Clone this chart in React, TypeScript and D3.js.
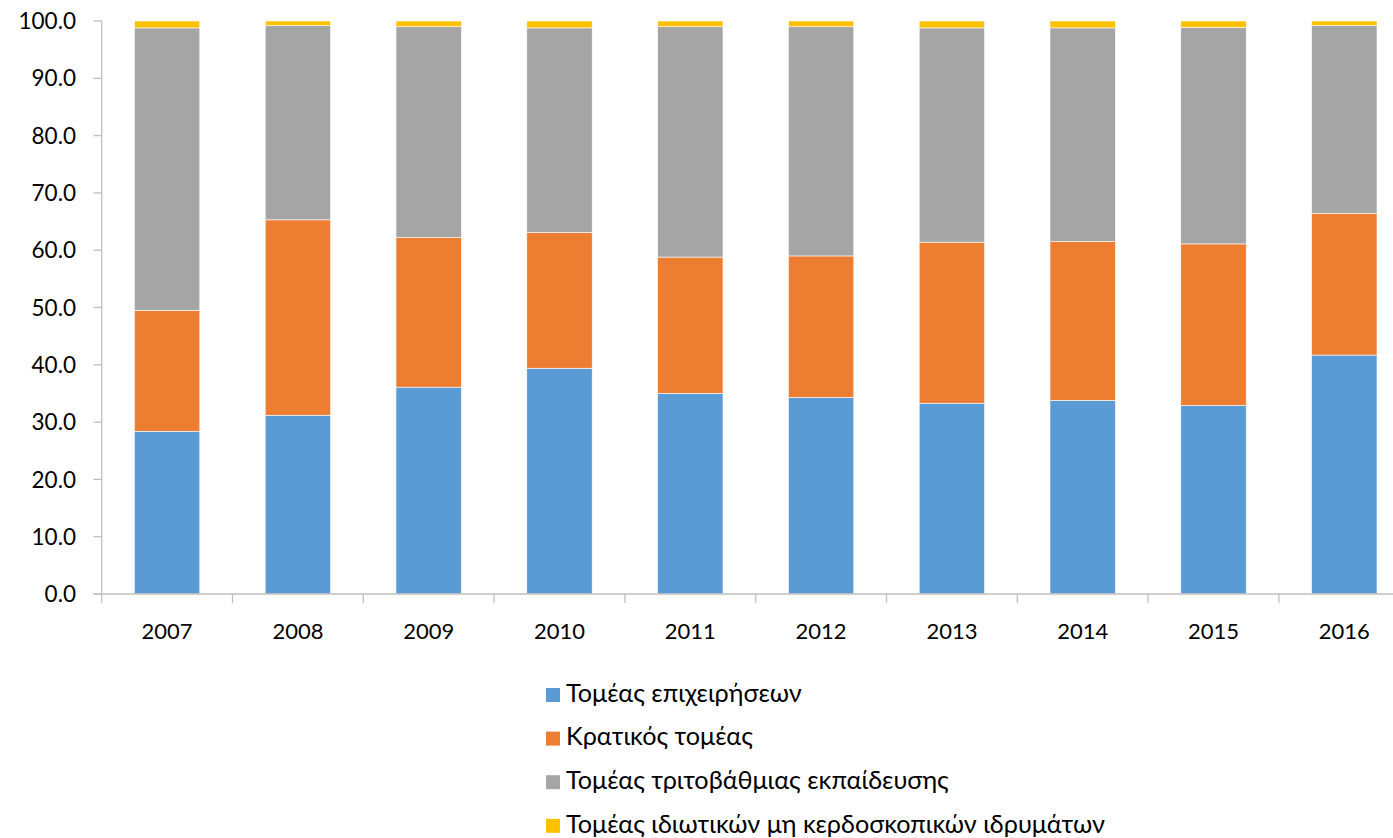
import React from "react";
import * as d3 from "d3";

const years = ["2007", "2008", "2009", "2010", "2011", "2012", "2013", "2014", "2015", "2016"];
const seriesNames = [
  "Τομέας επιχειρήσεων",
  "Κρατικός τομέας",
  "Τομέας τριτοβάθμιας εκπαίδευσης",
  "Τομέας ιδιωτικών μη κερδοσκοπικών ιδρυμάτων",
];
const business = [28.4, 31.2, 36.1, 39.4, 35.0, 34.3, 33.3, 33.8, 32.9, 41.7];
const government = [21.1, 34.1, 26.1, 23.7, 23.8, 24.7, 28.1, 27.7, 28.2, 24.7];
const higherEd = [49.3, 33.9, 36.8, 35.7, 40.2, 40.0, 37.4, 37.3, 37.8, 32.8];
const privateNP = [1.2, 0.8, 1.0, 1.2, 1.0, 1.0, 1.2, 1.2, 1.1, 0.8];
const yTicks = [0, 10, 20, 30, 40, 50, 60, 70, 80, 90, 100];
const colors = ["#5B9BD5", "#ED7D31", "#A5A5A5", "#FFC000"];

const W = 1393;
const H = 838;

export default function App() {
  const keys = ["b", "g", "h", "p"];
  const rows = years.map((yr, i) => ({
    year: yr,
    b: business[i],
    g: government[i],
    h: higherEd[i],
    p: privateNP[i],
  }));
  const stacked = d3.stack<any>().keys(keys)(rows);

  const x = d3.scaleBand<string>().domain(years).range([101.7, 101.7 + 10 * 130.8]).padding(0);
  const y = d3.scaleLinear().domain([0, 100]).range([594, 21]);
  const bw = x.bandwidth();
  const barW = bw * 0.5;
  const axisColor = "#BFBFBF";
  const numFont = "Lato, 'Noto Sans', sans-serif";

  const tickXs = [...years.map((yr) => x(yr) as number), (x(years[years.length - 1]) as number) + bw];

  return (
    <svg
      width={W}
      height={H}
      style={{ position: "absolute", left: 0, top: 0, background: "#fff" }}
    >
      <rect x={0} y={0} width={W} height={H} fill="#fff" />
      {stacked.map((s, si) => (
        <g key={si} fill={colors[si]}>
          {s.map((d, i) => (
            <rect
              key={i}
              x={(x(years[i]) as number) + (bw - barW) / 2}
              y={y(d[1])}
              width={barW}
              height={y(d[0]) - y(d[1])}
              stroke="#ffffff"
              strokeWidth={0.6}
            />
          ))}
        </g>
      ))}
      {/* y axis */}
      <line x1={101.7} x2={101.7} y1={y(100)} y2={y(0)} stroke={axisColor} strokeWidth={1.3} />
      {yTicks.map((t) => (
        <g key={t}>
          <line x1={93.5} x2={101.7} y1={y(t)} y2={y(t)} stroke={axisColor} strokeWidth={1.3} />
          <text
            x={76}
            y={y(t)}
            dy="0.36em"
            textAnchor="end"
            fontFamily={numFont}
            fontSize={22.5}
            fill="#000"
          >
            {d3.format(".1f")(t)}
          </text>
        </g>
      ))}
      {/* x axis */}
      <line x1={93.5} x2={W} y1={y(0)} y2={y(0)} stroke={axisColor} strokeWidth={1.3} />
      {tickXs.map((tx, i) => (
        <line key={i} x1={tx} x2={tx} y1={y(0)} y2={y(0) + 9} stroke={axisColor} strokeWidth={1.3} />
      ))}
      {years.map((yr) => (
        <text
          key={yr}
          x={(x(yr) as number) + bw / 2}
          y={639}
          textAnchor="middle"
          fontFamily={numFont}
          fontSize={22}
          fill="#000"
        >
          {yr}
        </text>
      ))}
      {/* legend */}
      {seriesNames.map((name, i) => {
        const cy = 695 + i * 43.6;
        return (
          <g key={name}>
            <rect x={546} y={cy - 7} width={14} height={14} fill={colors[i]} />
            <text x={566} y={cy + 6.8} fontFamily={numFont} fontSize={25.2} fill="#000">
              {name}
            </text>
          </g>
        );
      })}
    </svg>
  );
}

* **What you are asked to do**
Return only the lines running from the top of the data to the line that holds "const stacked = d3.stack<any>().keys(keys)(rows);". Include both of those lines, but skip the pictures.

* **Output for this task**
Clone this chart in React, TypeScript and D3.js.
import React from "react";
import * as d3 from "d3";

const years = ["2007", "2008", "2009", "2010", "2011", "2012", "2013", "2014", "2015", "2016"];
const seriesNames = [
  "Τομέας επιχειρήσεων",
  "Κρατικός τομέας",
  "Τομέας τριτοβάθμιας εκπαίδευσης",
  "Τομέας ιδιωτικών μη κερδοσκοπικών ιδρυμάτων",
];
const business = [28.4, 31.2, 36.1, 39.4, 35.0, 34.3, 33.3, 33.8, 32.9, 41.7];
const government = [21.1, 34.1, 26.1, 23.7, 23.8, 24.7, 28.1, 27.7, 28.2, 24.7];
const higherEd = [49.3, 33.9, 36.8, 35.7, 40.2, 40.0, 37.4, 37.3, 37.8, 32.8];
const privateNP = [1.2, 0.8, 1.0, 1.2, 1.0, 1.0, 1.2, 1.2, 1.1, 0.8];
const yTicks = [0, 10, 20, 30, 40, 50, 60, 70, 80, 90, 100];
const colors = ["#5B9BD5", "#ED7D31", "#A5A5A5", "#FFC000"];

const W = 1393;
const H = 838;

export default function App() {
  const keys = ["b", "g", "h", "p"];
  const rows = years.map((yr, i) => ({
    year: yr,
    b: business[i],
    g: government[i],
    h: higherEd[i],
    p: privateNP[i],
  }));
  const stacked = d3.stack<any>().keys(keys)(rows);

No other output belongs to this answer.